Known as the “Res Probe,” this novel seafloor instrument is designed to go inside the “throats” of high-temperature (>400°C) black smoker chimneys to measure the resistivity and temperature of the hydrothermal vent fluids. Resistivity is an analogue for chlorinity, measuring the “saltiness” of the vent fluids. Some structures at Axial Seamount emit boiling fluids, as reflected by their high temperature and low chlorinity. They also have very low pH (~1.0, lower than battery acid), which makes long-term measurements very challenging. The white wrapping around the cable, seen in the image above, prevents overheating of the cable from the surrounding hydrothermal fluids, should a change in venting sites occur over the duration of the deployment.

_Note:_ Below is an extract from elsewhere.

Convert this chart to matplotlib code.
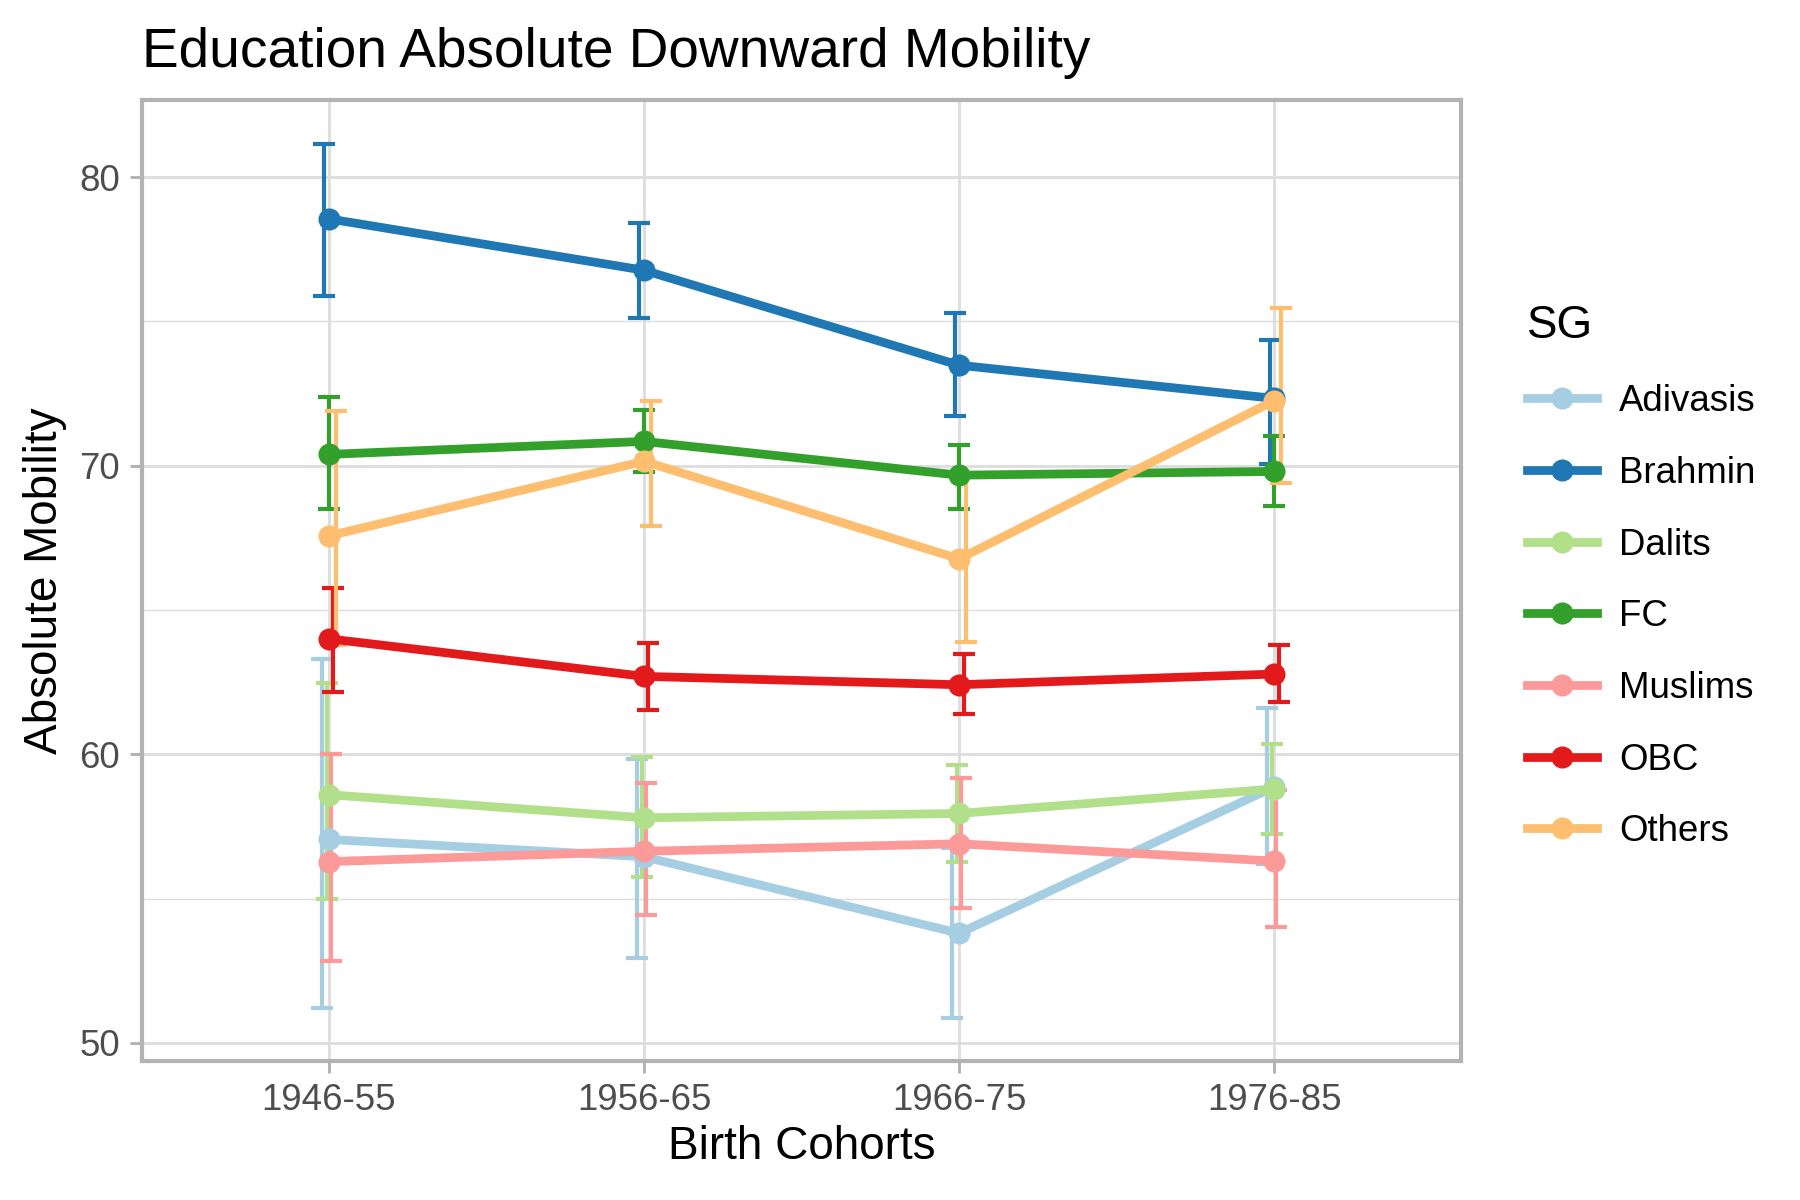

The Res Probe was developed by Dr. Marv Lilley at the University of Washington. The cabled version of the Res Probe has been installed on Axial Seamount since 2014 at the Escargot sulfide structure (so named because the morphology of the chimney is reminiscent of a snail) as part of the International District Hydrothermal Field instrumentation. In 2014, UW student Gina Hanson produced a video about this instrument (“Measuring Boiling Fluids On the Seafloor”) that can be accessed here.
A similar instrument has been installed at a vent (Grotto) in the Main Endeavour hydrothermal field for over a year, as part of the Ocean Networks Canada cabled array.